A successful classroom community promotes positive social skills and academic achievement. Foster a sense of belonging in your classroom with these tips, activities, and unit plans.
8 Ways to Welcome Students
A third grade teacher shares her 8-step plan for starting the new school year.
PreK–K, 1–2, 3–5
I try to make students feel welcome as soon as they step into my classroom. I believe the most important part of the first day is helping students feel comfortable and enthusiastic about attending school. Here is my 8-step plan for starting off right from day one.
1. Setting the Right Tone
I open the morning by reading First Day Jitters. It is important for students to know that teachers and all students share the same insecurities and nervous feelings at the beginning of the year. This story offers a way to open communication and set a tone for trust and openness, which I hope to build upon throughout the year.
2. Enjoying a Sweet Start
At the end of the first day, students receive a treat bag with meaningful items to set the tone of the class for the year.
- an eraser — mistakes are opportunities for learning
- Smarties candies — we all have different kinds of “smarts”
- a pencil — "Because I know that you are sharp!"
- a stick of gum — we are going to stick together as a team
- a Hershey kiss — we have a safe and caring classroom
- candy — we are sweet and respectful towards each other
3. Conducting Student Interviews
On the first day of school students have a shape taped under their chairs (apple, rocket, etc.). They match their shape to someone else's in the class. The students walk around the soccer field interviewing their partners. While being interviewed, the students have a chance to become acquainted to the field we use for PE. The students tend to feel more comfortable and relaxed in the outdoor setting. We return to the classroom and each pair introduces each other to the class. Students have to describe three interesting facts they've learned about their partner.
4. Conducting a Teacher Interview
I pass out cards that have facts about me on them. I ask the students a question about myself. For example, I will ask “Who thinks they have the card with the name of my dog?” The student with the card that only reads “Domino” will stand up and say the answer. The fun part about this is that the students don’t know the answers. If they think they know the answer they stand up and read the answer on the card. Sometimes the response is funny because they are the answers to different questions — we all have a laugh together, which is a great way to bond as a class from the very beginning.

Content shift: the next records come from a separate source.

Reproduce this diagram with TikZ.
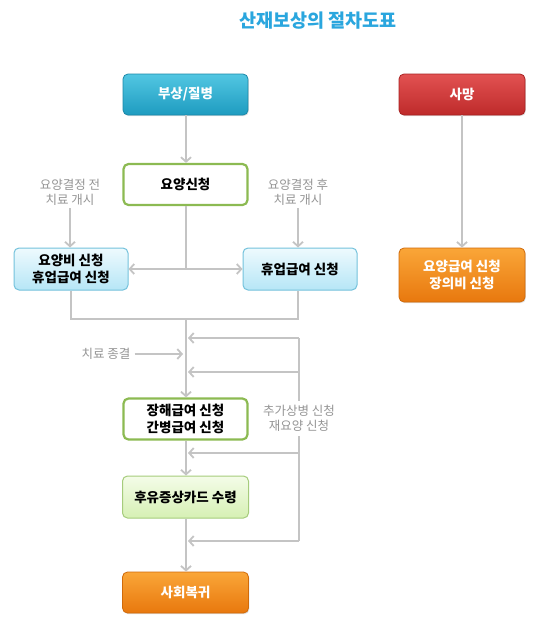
\documentclass[tikz,border=0pt]{standalone}
\usepackage{fontspec}
\setmainfont{Noto Sans CJK KR}
\usetikzlibrary{arrows.meta,shadows}
\definecolor{linegray}{HTML}{C4C4C4}
\definecolor{labgray}{HTML}{959595}
\definecolor{titleblue}{HTML}{2AA6DE}
\definecolor{cyanT}{HTML}{52C6E2}
\definecolor{cyanB}{HTML}{1E9CC0}
\definecolor{cyanD}{HTML}{1A88A8}
\definecolor{redT}{HTML}{E25252}
\definecolor{redB}{HTML}{BE2A2A}
\definecolor{redD}{HTML}{A82222}
\definecolor{orT}{HTML}{FAA638}
\definecolor{orB}{HTML}{E8780E}
\definecolor{orD}{HTML}{D06A0A}
\definecolor{ltcT}{HTML}{EEFAFE}
\definecolor{ltcB}{HTML}{B6E6F6}
\definecolor{ltcD}{HTML}{74C2DC}
\definecolor{ltgT}{HTML}{F4FCE8}
\definecolor{ltgB}{HTML}{D6F0B4}
\definecolor{ltgD}{HTML}{A6CC7C}
\definecolor{grnD}{HTML}{8CBA52}
\tikzset{
  box/.style={rounded corners=5pt, align=center, font=\fontsize{13.5}{17.5}\selectfont\bfseries, inner sep=0pt},
  darkbox/.style={box, text=white, line width=0.8pt, drop shadow={opacity=0.25, shadow xshift=0.8pt, shadow yshift=-1.2pt}},
  cyanbox/.style={darkbox, draw=cyanD, top color=cyanT, bottom color=cyanB},
  redbox/.style={darkbox, draw=redD, top color=redT, bottom color=redB},
  orbox/.style={darkbox, draw=orD, top color=orT, bottom color=orB},
  ltcbox/.style={box, draw=ltcD, line width=1pt, top color=ltcT, bottom color=ltcB},
  ltgbox/.style={box, draw=ltgD, line width=1pt, top color=ltgT, bottom color=ltgB},
  whbox/.style={box, draw=grnD, line width=2.2pt, fill=white},
  lab/.style={text=labgray, align=center, font=\fontsize{12.5}{15.5}\selectfont, inner sep=2pt},
  conn/.style={draw=linegray, line width=1.8pt},
  arr/.style={conn, -{Straight Barb[length=4.5pt,width=10pt]}},
}
\begin{document}
\begin{tikzpicture}[x=1pt,y=-1pt]
\useasboundingbox (0,0) rectangle (540,629);
\fill[white] (0,0) rectangle (540,629);

\node[text=titleblue, font=\fontsize{18.5}{22}\selectfont\bfseries] (title) at (318,21) {산재보상의 절차도표};

\node[cyanbox, minimum width=125pt, minimum height=41pt] (bu) at (185.5,94.5) {부상/질병};
\node[redbox, minimum width=126pt, minimum height=41pt] (death) at (462,94.5) {사망};
\node[whbox, minimum width=124pt, minimum height=41pt] (yoyang) at (185.5,184.5) {요양신청};
\node[lab] (lb1) at (70,192.5) {요양결정 전\\치료 개시};
\node[lab] (lb2) at (298,192.5) {요양결정 후\\치료 개시};
\node[ltcbox, minimum width=114pt, minimum height=42pt] (left) at (71,269) {요양비 신청\\휴업급여 신청};
\node[ltcbox, minimum width=114pt, minimum height=42pt] (right) at (300,269) {휴업급여 신청};
\node[orbox, minimum width=126pt, minimum height=54pt] (orange) at (462,275) {요양급여 신청\\장의비 신청};
\node[lab] (chiryo) at (106,354) {치료 종결};
\node[whbox, minimum width=124pt, minimum height=41pt] (jang) at (185.5,419) {장해급여 신청\\간병급여 신청};
\node[lab, inner sep=4pt] (addl) at (299,418.5) {추가상병 신청\\재요양 신청};
\node[ltgbox, minimum width=126pt, minimum height=42pt] (hu) at (185.5,497) {후유증상카드 수령};
\node[orbox, minimum width=126pt, minimum height=41pt] (social) at (185.5,592.5) {사회복귀};

% junctions
\coordinate (j1) at (186,269);
\coordinate (j2) at (186,319);
\coordinate (c1) at (183,354);
\coordinate (r1) at (299,338);
\coordinate (r2) at (299,372);
\coordinate (r3) at (299,453);
\coordinate (r4) at (299,541);
\coordinate (m1) at (188,338);
\coordinate (m2) at (188,372);
\coordinate (m3) at (188,453);
\coordinate (m4) at (188,541);

\draw[arr] (bu.south -| j1) -- (yoyang.north -| j1);
\draw[conn] (yoyang.south -| j1) -- (j1);
\draw[arr] (j1) -- (left.east);
\draw[arr] (j1) -- (right.west);
\draw[arr] (lb1.south) -- (left.north -| lb1.south);
\draw[arr] (lb2.south) -- (right.north -| lb2.south);
\draw[arr] (death) -- (orange);
\draw[conn] (left.south) |- (j2) -| (right.south -| lb2.south);
\draw[arr] (j2) -- (jang.north -| j2);
\draw[arr] ([xshift=2pt]chiryo.east) -- (c1);
\draw[conn] (r1) -- (addl.north);
\draw[conn] (addl.south) -- (r4);
\draw[arr] (r1) -- (m1);
\draw[arr] (r2) -- (m2);
\draw[arr] (jang.south -| j2) -- (hu.north -| j2);
\draw[arr] (r3) -- (m3);
\draw[arr] (hu.south -| j2) -- (social.north -| j2);
\draw[arr] (r4) -- (m4);
\end{tikzpicture}
\end{document}
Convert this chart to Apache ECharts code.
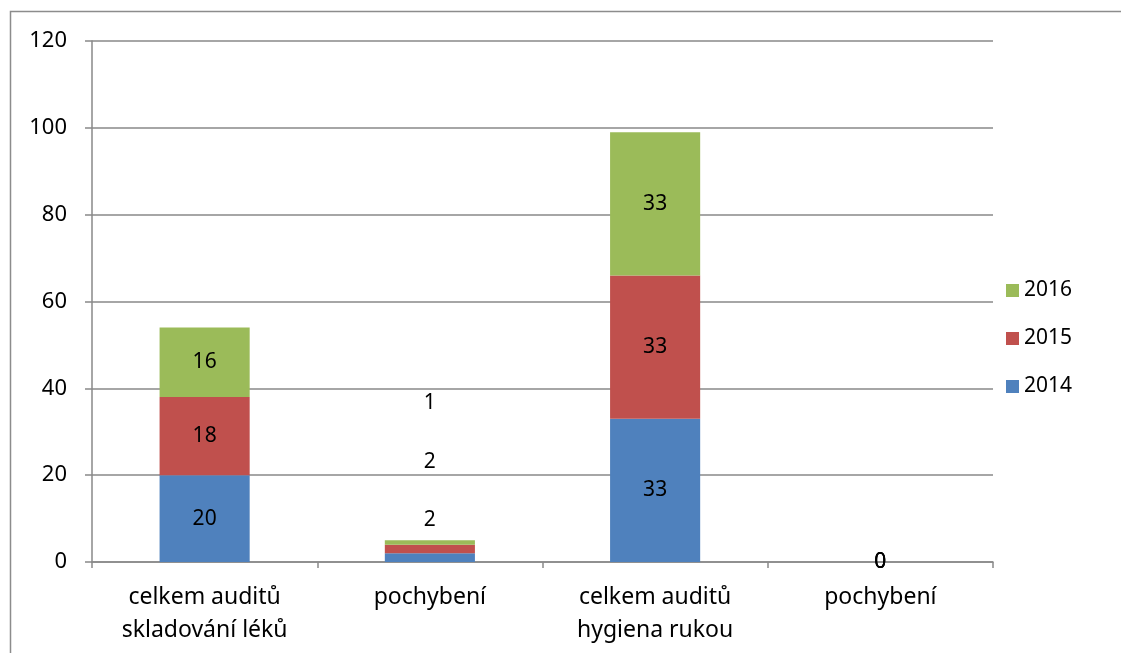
<!DOCTYPE html>
<html><head><meta charset="utf-8">
<script src="https://cdn.jsdelivr.net/npm/echarts@6/dist/echarts.min.js"></script>
<style>html,body{margin:0;padding:0;background:#fff}#c{width:1121px;height:653px}</style>
</head><body><div id="c"></div>
<script>
const categories = ['celkem auditů\nskladování léků', 'pochybení', 'celkem auditů\nhygiena rukou', 'pochybení'];
const yTicks = [0, 20, 40, 60, 80, 100, 120];
const s2014 = [20, 2, 33, 0];
const s2015 = [18, 2, 33, 0];
const s2016 = [16, 1, 33, 0];
const seriesNames = ['2014', '2015', '2016'];
const colors = ['#4F81BD', '#C0504D', '#9BBB59'];
// label offsets for the tiny "pochybení" segments (Excel pushed them upward)
const labelOffsets = [[0, -38], [0, -87], [0, -139]];

const chart = echarts.init(document.getElementById('c'), null, {renderer: 'canvas'});
const font = 'Noto Sans';
const allData = [s2014, s2015, s2016];
const series = allData.map((arr, si) => ({
  name: seriesNames[si],
  type: 'bar',
  stack: 'total',
  barWidth: '40%',
  itemStyle: {color: colors[si]},
  label: {show: true, position: 'inside', color: '#000', fontFamily: font, fontSize: 21},
  data: arr.map((v, i) => i === 1 ? {value: v, label: {offset: labelOffsets[si]}} : v)
}));

chart.setOption({
  animation: false,
  backgroundColor: '#fff',
  textStyle: {fontFamily: font},
  graphic: [{type: 'rect', shape: {x: 10.5, y: 11.5, width: 1130, height: 660}, style: {fill: 'none', stroke: '#8c8c8c', lineWidth: 1.5}, silent: true}],
  grid: {left: 92, right: 128, top: 41, bottom: 91, containLabel: false},
  legend: {
    orient: 'vertical', left: 1001, top: 275, itemGap: 27, itemWidth: 13, itemHeight: 13,
    icon: 'rect',
    data: ['2016', '2015', '2014'],
    textStyle: {fontFamily: font, fontSize: 21, color: '#000', padding: [0, 0, 0, 0]}
  },
  xAxis: {
    type: 'category', data: categories,
    axisLine: {lineStyle: {color: '#898989', width: 1.5}},
    axisTick: {show: true, length: 6, lineStyle: {color: '#898989', width: 1.5}},
    axisLabel: {color: '#000', fontFamily: font, fontSize: 23, lineHeight: 33, margin: 19, interval: 0}
  },
  yAxis: {
    type: 'value', min: 0, max: 120, interval: 20,
    axisLine: {show: true, lineStyle: {color: '#898989', width: 1.5}},
    axisTick: {show: true, length: 7, lineStyle: {color: '#898989', width: 1.5}},
    splitLine: {lineStyle: {color: '#898989', width: 1.5}},
    axisLabel: {color: '#000', fontFamily: font, fontSize: 22, margin: 25,
      formatter: v => yTicks.includes(v) ? String(v) : ''}
  },
  series: series
});
</script></body></html>
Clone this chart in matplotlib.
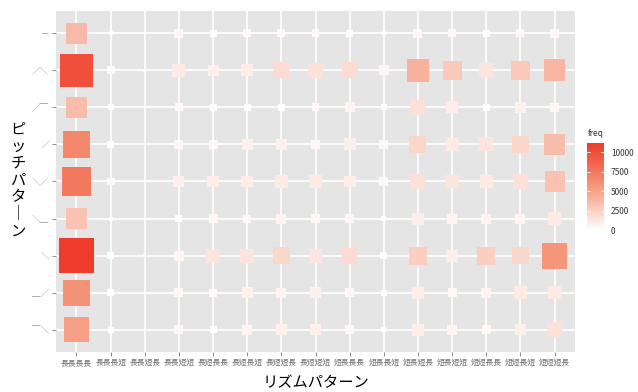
import numpy as np
import matplotlib
matplotlib.use('Agg')
import matplotlib.pyplot as plt
from matplotlib.colors import LinearSegmentedColormap, Normalize

plt.rcParams['font.family'] = ['Noto Sans CJK JP', 'DejaVu Sans']

rhythm = ['長長長長', '長長長短', '長長短長', '長長短短', '長短長長', '長短長短',
          '長短短長', '長短短短', '短長長長', '短長長短', '短長短長', '短長短短',
          '短短長長', '短短長短', '短短短長']
pitch = ['－', '／＼', '／￣', '／', '＼／', '＼＿', '＼', '＿／', '￣＼']

# counts per pitch pattern, one value per rhythm pattern (None = no data)
freq_flat      = [3700, 25, None, 450, 215, 320, 320, 320, 215, 24, 450, 320, 215, 320, 450]
freq_rise_fall = [10000, 320, 5, 1170, 765, 955, 1930, 1660, 1930, 600, 4200, 2900, 1400, 2900, 4000]
freq_rise_flat = [3600, 130, None, 320, 215, 215, 215, 320, 600, 130, 1660, 955, 215, 765, 450]
freq_rise      = [6600, 215, None, 450, 450, 765, 765, 450, 955, 450, 2230, 1170, 1400, 2230, 3600]
freq_fall_rise = [7400, 320, None, 765, 955, 955, 1170, 1170, 955, 450, 1660, 1400, 1170, 1660, 3250]
freq_fall_flat = [3300, 25, None, 215, 450, 320, 600, 450, 450, 66, 955, 600, 600, 600, 1170]
freq_fall      = [11200, 215, 5, 600, 1400, 1400, 2230, 1400, 1930, 215, 2600, 955, 2600, 2230, 5800]
freq_flat_rise = [6000, 215, None, 450, 320, 765, 600, 765, 450, 130, 955, 450, 600, 1170, 1170]
freq_flat_fall = [5200, 130, None, 450, 215, 600, 765, 765, 450, 66, 955, 600, 450, 765, 1660]

freq = [freq_flat, freq_rise_fall, freq_rise_flat, freq_rise, freq_fall_rise,
        freq_fall_flat, freq_fall, freq_flat_rise, freq_flat_fall]

xs, ys, vals = [], [], []
for j, row in enumerate(freq):
    for i, v in enumerate(row):
        if v is not None:
            xs.append(i)
            ys.append(j)
            vals.append(v)
vals = np.array(vals, dtype=float)
vmax = vals.max()

cmap = LinearSegmentedColormap.from_list(
    'freq', [(0, '#FFFFFF'), (0.33, '#F8BAA8'), (0.5, '#F5997F'),
             (0.66, '#F27A5E'), (1.0, '#EF3B2C')])
norm = Normalize(0, vmax)

# side of each square in px grows with sqrt(freq)
side_px = 2.5 + 32.5 * np.sqrt(vals / vmax)
sizes = (side_px * 0.72) ** 2

fig = plt.figure(figsize=(6.38, 3.92), dpi=100)
ax = fig.add_axes([56 / 638, 1 - 352 / 392, 519 / 638, 341 / 392])
ax.set_facecolor('#E5E5E5')
for s in ax.spines.values():
    s.set_visible(False)

ax.set_xticks(range(len(rhythm)))
ax.set_yticks(range(len(pitch)))
ax.grid(True, color='white', linewidth=1.2)
ax.set_axisbelow(True)

ax.scatter(xs, ys, s=sizes, c=vals, cmap=cmap, norm=norm, marker='s',
           linewidths=0, zorder=3)

ax.set_xlim(-0.6, len(rhythm) - 0.4)
ax.set_ylim(len(pitch) - 0.4, -0.6)

ax.set_xticklabels(rhythm, fontsize=5.6, color='#6E6E6E')
ax.set_yticklabels(pitch, fontsize=6.2, color='#9A9A9A')
ax.tick_params(axis='both', length=3, width=0.7, color='#8C8C8C', pad=2)

ax.set_xlabel('リズムパターン', fontsize=11, labelpad=5)
fig.text(18 / 638, 1 - 180 / 392, '\n'.join('ピッチパタ｜ン'),
         fontsize=11, ha='center', va='center', linespacing=1.0)

# colour bar legend
cax = fig.add_axes([587 / 638, 1 - 230 / 392, 17 / 638, 87 / 392])
grad = np.linspace(0, vmax, 256).reshape(-1, 1)
cax.imshow(grad, aspect='auto', cmap=cmap, norm=norm, origin='lower',
           extent=[0, 1, 0, vmax])
cax.set_xticks([])
cax.set_yticks([0, 2500, 5000, 7500, 10000])
cax.yaxis.tick_right()
cax.tick_params(axis='y', length=0, labelsize=6, labelcolor='#333333', pad=5)
for t in [2500, 5000, 7500, 10000]:
    cax.plot([0, 0.2], [t, t], color='white', lw=0.6)
    cax.plot([0.8, 1], [t, t], color='white', lw=0.6)
cax.set_xlim(0, 1)
cax.set_ylim(0, vmax)
for s in cax.spines.values():
    s.set_visible(False)
fig.text(588 / 638, 1 - 133 / 392, 'freq', fontsize=6, color='#333333',
         ha='left', va='center')

fig.savefig('out.png', dpi=100, facecolor='white')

5. Answering Questionnaires
Students walk around the room with clipboards and a questionnaire asking students different questions. Afterwards we come together and share our responses. Students take the questionnaires home as a reminder of the first day of school. Throughout the year I will use that information to discuss graphing during math.
6. Playing Bingo
Students are given a blank bingo card with the class list and five other important staff members' names (principal, nurse, other 3rd grade teachers, etc.). They write the names on random squares on the bingo card. Then I call out names of students or faculty members until someone wins bingo. The first few winners get a free book from a Scholastic Book Club order.
7. Connecting a TEAM 16 Puzzle
Since we're in room 16, my class adopts the name "TEAM 16" for the year. I draw “TEAM 16” on a poster board. Then, I cut out pieces of different sizes. I give each student a piece to decorate with words and images that represent them. Students share the pieces, explaining how and why they decorated theirs a certain way. Then we glue the puzzle pieces together to form TEAM 16.
8. Summer Souvenirs
I read How I Spent My Summer Vacation as an introduction to this assignment. Students bring in a “souvenir” that represents something they did during the summer. The souvenir can be an artifact, map, drawing, or postcard. I display the souvenirs students share during the first week on the back counter. Although, sometimes students bring in a family member visiting as their souvenir!